No longer is science the cause for our disbelief; no longer is the validity of Jesus the cause for our disbelief; today, we are the cause of our own disbelief, as we trust none other than the deistic nature of ourselves.
Repentance and Kingdom
If we were to return, however, to a simple method of evangelism based on the concept of “Repent, for the Kingdom of Heaven is near,” what immediately surfaces are two fundamentally undeniable truths:
First, if Heaven is true, what is the measure for goodness to enter into it? If we define our own measure for who enters into it, then how can Heaven truly be good as it would be subject to our limited understanding of goodness. Heaven, in other words, can only exist in a universe where an absolute and objective goodness defines what is good for the individual—not the other way around. Anything short of this would mean that Heaven is a place of preference—not of goodness—and, therefore, does not require good to get there (which means criminals and the objectively evil could easily be permitted).
Second, if Heaven is objectively good, then the only possible response is to readjust one’s value from deistic to depraved as the objective goodness of Heaven will always trump the subjective goodness of the self since Heaven always has to be and remain to be good while we, as individuals crafted by culture and society, shift in both our understanding and grasp of goodness.
Thus, “Repent for the Kingdom of Heaven is near” is far less of a religious notion and much more of a logical commission for individuals to recognize an ethical dilemma that can only be solved in absolute, eternal terms, motivating the necessity for a God who requires a readjustment of the individual.
Redeemer and King
Jesus Christ, on the cross, provides a means for the individual to encounter absolute readjustment, regardless of culture or context. His love and grace, shed upon the cross in crimson, readjusts our individual values as both infinitely depraved and yet eternally saved.

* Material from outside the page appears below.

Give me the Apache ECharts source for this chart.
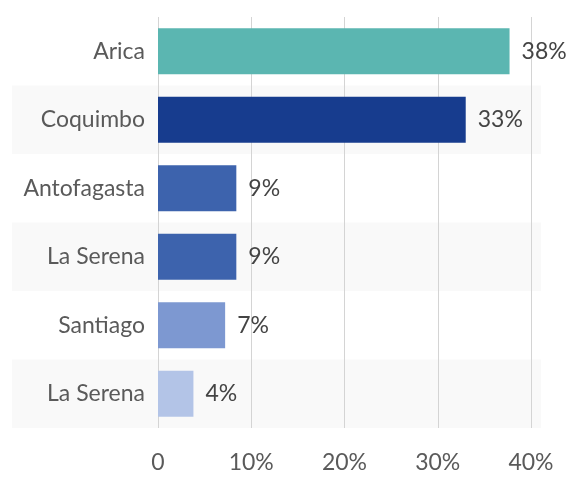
<!DOCTYPE html>
<html>
<head>
<meta charset="utf-8">
<script src="https://cdn.jsdelivr.net/npm/echarts@6/dist/echarts.min.js"></script>
<style>
  html, body { margin: 0; padding: 0; background: #fff; }
  #chart { width: 583px; height: 478px; }
</style>
</head>
<body>
<div id="chart"></div>
<script>
// datos del gráfico
var cities = ['Arica', 'Coquimbo', 'Antofagasta', 'La Serena', 'Santiago', 'La Serena']
var shares = [37.7, 33.0, 8.4, 8.4, 7.2, 3.8]
var shareLabels = ['38%', '33%', '9%', '9%', '7%', '4%']
var barColors = ['#5bb6b1', '#173c8e', '#3d63ad', '#3d63ad', '#7d98d1', '#b3c4e7']
var ticks = [0, 10, 20, 30, 40]

var myChart = echarts.init(document.getElementById('chart'))
var font = 'Lato, "Noto Sans", sans-serif'
var rows = cities.map(function (c, i) { return i })

var option = {
  animation: false,
  grid: [
    // franjas de fondo (cubren también las etiquetas)
    { left: 12, right: 42, top: 17, bottom: 50 },
    // barras
    { left: 158, right: 52, top: 17, bottom: 50 }
  ],
  xAxis: [
    { gridIndex: 0, type: 'value', min: 0, max: 1, show: false },
    {
      gridIndex: 1,
      type: 'value',
      min: ticks[0],
      max: ticks[ticks.length - 1],
      interval: 10,
      axisLine: { show: false },
      axisTick: { show: false },
      splitLine: { lineStyle: { color: '#d4d4d4', width: 1 } },
      axisLabel: {
        margin: 23,
        fontFamily: font,
        fontSize: 23,
        color: '#5a5a5a',
        formatter: function (v) { return v === 0 ? '0' : v + '%' }
      }
    }
  ],
  yAxis: [
    {
      gridIndex: 0,
      type: 'category',
      data: rows,
      inverse: true,
      axisLine: { show: false },
      axisTick: { show: false },
      axisLabel: { show: false },
      splitArea: { show: true, areaStyle: { color: ['rgba(255,255,255,0)', '#f9f9f9'] } }
    },
    {
      gridIndex: 1,
      type: 'category',
      data: rows,
      inverse: true,
      axisLine: { show: false },
      axisTick: { show: false },
      axisLabel: {
        margin: 13,
        fontFamily: font,
        fontSize: 23,
        color: '#5a5a5a',
        formatter: function (v) { return cities[v] }
      }
    }
  ],
  series: [
    {
      type: 'bar',
      xAxisIndex: 1,
      yAxisIndex: 1,
      barWidth: '67%',
      data: shares.map(function (v, i) {
        return { value: v, itemStyle: { color: barColors[i] } }
      }),
      label: {
        show: true,
        position: 'right',
        distance: 12,
        fontFamily: font,
        fontSize: 23,
        color: '#444',
        formatter: function (p) { return shareLabels[p.dataIndex] }
      }
    }
  ]
}

myChart.setOption(option)
</script>
</body>
</html>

This news, however, will never be received as good so long as we enable logical illiteracy and encourage natural capacity—to assume we are good simply because we are born is to rob the King of Kings of His infinitely painful and destructively devastating work on the cross. Instead, let us return to a sober understanding of ourselves—and, therein, a desperate need for Christ our Redeemer and King, ascribing all goodness to Him and discovering our own goodness as His.